>> start
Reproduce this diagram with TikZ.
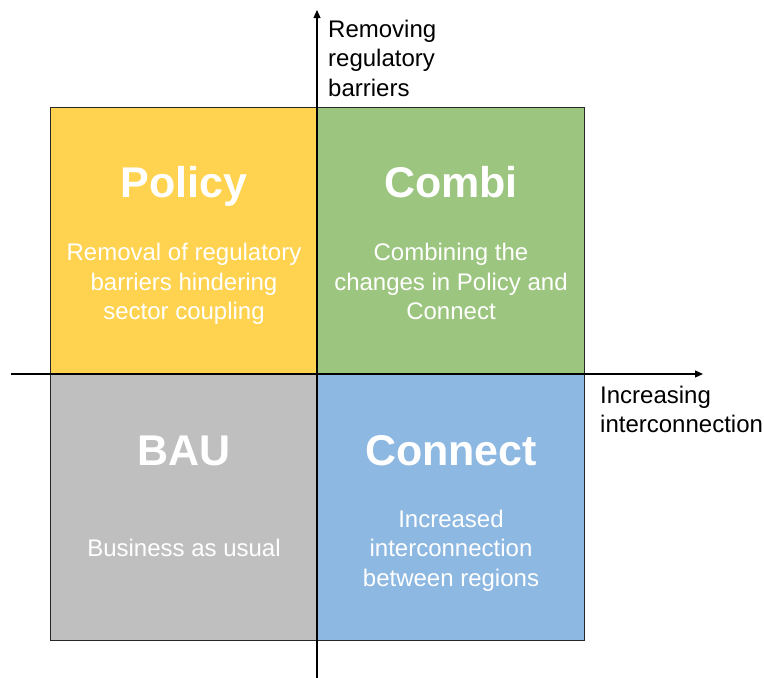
\documentclass[tikz,border=0pt]{standalone}
\usepackage{fontspec}
\setmainfont{Liberation Sans}
\usetikzlibrary{positioning, arrows.meta}
\definecolor{policyfill}{HTML}{FFD34F}
\definecolor{combifill}{HTML}{9CC57F}
\definecolor{baufill}{HTML}{BFBFBF}
\definecolor{connectfill}{HTML}{8DB8E1}

\begin{document}
\begin{tikzpicture}[
        x=1pt, y=-1pt,
        quad/.style={draw=black!85,line width=1pt,minimum width=267pt,minimum height=267pt,inner sep=0pt},
        qtitle/.style={text=white,font=\fontsize{43}{50}\selectfont\bfseries,anchor=base,inner sep=0pt},
        qdesc/.style={text=white,font=\fontsize{24}{29.5}\selectfont,align=center,inner sep=0pt},
        axlabel/.style={font=\fontsize{24}{29.5}\selectfont,align=left,anchor=north west,inner sep=0pt},
        axis/.style={line width=1.2pt,-{Triangle[length=8pt,width=7pt]}},
      ]
      \useasboundingbox (0,0) rectangle (764,678);
      % quadrants
      \node[quad,fill=policyfill] (policy) at (183.5,240.5) {};
      \node[quad,fill=combifill] (combi) at (451,240.5) {};
      \node[quad,fill=baufill] (bau) at (183.5,507) {};
      \node[quad,fill=connectfill] (connect) at (451,507) {};
      \node[qtitle] (policyT) at (184,197) {Policy};
      \node[qtitle] (combiT) at (451,197) {Combi};
      \node[qtitle] (bauT) at (184,465) {BAU};
      \node[qtitle] (connectT) at (451,465) {Connect};
      \node[qdesc] (policyD) at (184,283.8) {Removal of regulatory\\barriers hindering\\sector coupling};
      \node[qdesc] (combiD) at (451,281.5) {Combining the\\changes in Policy and\\Connect};
      \node[qdesc,anchor=base] (bauD) at (184,556) {Business as usual};
      \node[qdesc] (connectD) at (451,550.4) {Increased\\interconnection\\between regions};
      % axes
      \coordinate (ybot) at (317,678);
      \coordinate (ytop) at (317,10);
      \coordinate (xleft) at (11,374);
      \coordinate (xright) at (703,374);
      \draw[axis] (ybot) -- (ytop);
      \draw[axis] (xleft) -- (xright);
      \node[axlabel] (ylab) at (328,19.8) {Removing\\regulatory\\barriers};
      \node[axlabel] (xlab) at (600,385.8) {Increasing\\interconnection};
    \end{tikzpicture}
\end{document}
>> end
-- DIRECTIONS --
Except for the pictures, reproduce every line exactly.

-- PROBLEM SOLUTION --
Reproduce this diagram with TikZ.
\documentclass[tikz,border=0pt]{standalone}
\usepackage{fontspec}
\setmainfont{Liberation Sans}
\usetikzlibrary{positioning, arrows.meta}
\definecolor{policyfill}{HTML}{FFD34F}
\definecolor{combifill}{HTML}{9CC57F}
\definecolor{baufill}{HTML}{BFBFBF}
\definecolor{connectfill}{HTML}{8DB8E1}

\begin{document}
\begin{tikzpicture}[
        x=1pt, y=-1pt,
        quad/.style={draw=black!85,line width=1pt,minimum width=267pt,minimum height=267pt,inner sep=0pt},
        qtitle/.style={text=white,font=\fontsize{43}{50}\selectfont\bfseries,anchor=base,inner sep=0pt},
        qdesc/.style={text=white,font=\fontsize{24}{29.5}\selectfont,align=center,inner sep=0pt},
        axlabel/.style={font=\fontsize{24}{29.5}\selectfont,align=left,anchor=north west,inner sep=0pt},
        axis/.style={line width=1.2pt,-{Triangle[length=8pt,width=7pt]}},
      ]
      \useasboundingbox (0,0) rectangle (764,678);
      % quadrants
      \node[quad,fill=policyfill] (policy) at (183.5,240.5) {};
      \node[quad,fill=combifill] (combi) at (451,240.5) {};
      \node[quad,fill=baufill] (bau) at (183.5,507) {};
      \node[quad,fill=connectfill] (connect) at (451,507) {};
      \node[qtitle] (policyT) at (184,197) {Policy};
      \node[qtitle] (combiT) at (451,197) {Combi};
      \node[qtitle] (bauT) at (184,465) {BAU};
      \node[qtitle] (connectT) at (451,465) {Connect};
      \node[qdesc] (policyD) at (184,283.8) {Removal of regulatory\\barriers hindering\\sector coupling};
      \node[qdesc] (combiD) at (451,281.5) {Combining the\\changes in Policy and\\Connect};
      \node[qdesc,anchor=base] (bauD) at (184,556) {Business as usual};
      \node[qdesc] (connectD) at (451,550.4) {Increased\\interconnection\\between regions};
      % axes
      \coordinate (ybot) at (317,678);
      \coordinate (ytop) at (317,10);
      \coordinate (xleft) at (11,374);
      \coordinate (xright) at (703,374);
      \draw[axis] (ybot) -- (ytop);
      \draw[axis] (xleft) -- (xright);
      \node[axlabel] (ylab) at (328,19.8) {Removing\\regulatory\\barriers};
      \node[axlabel] (xlab) at (600,385.8) {Increasing\\interconnection};
    \end{tikzpicture}
\end{document}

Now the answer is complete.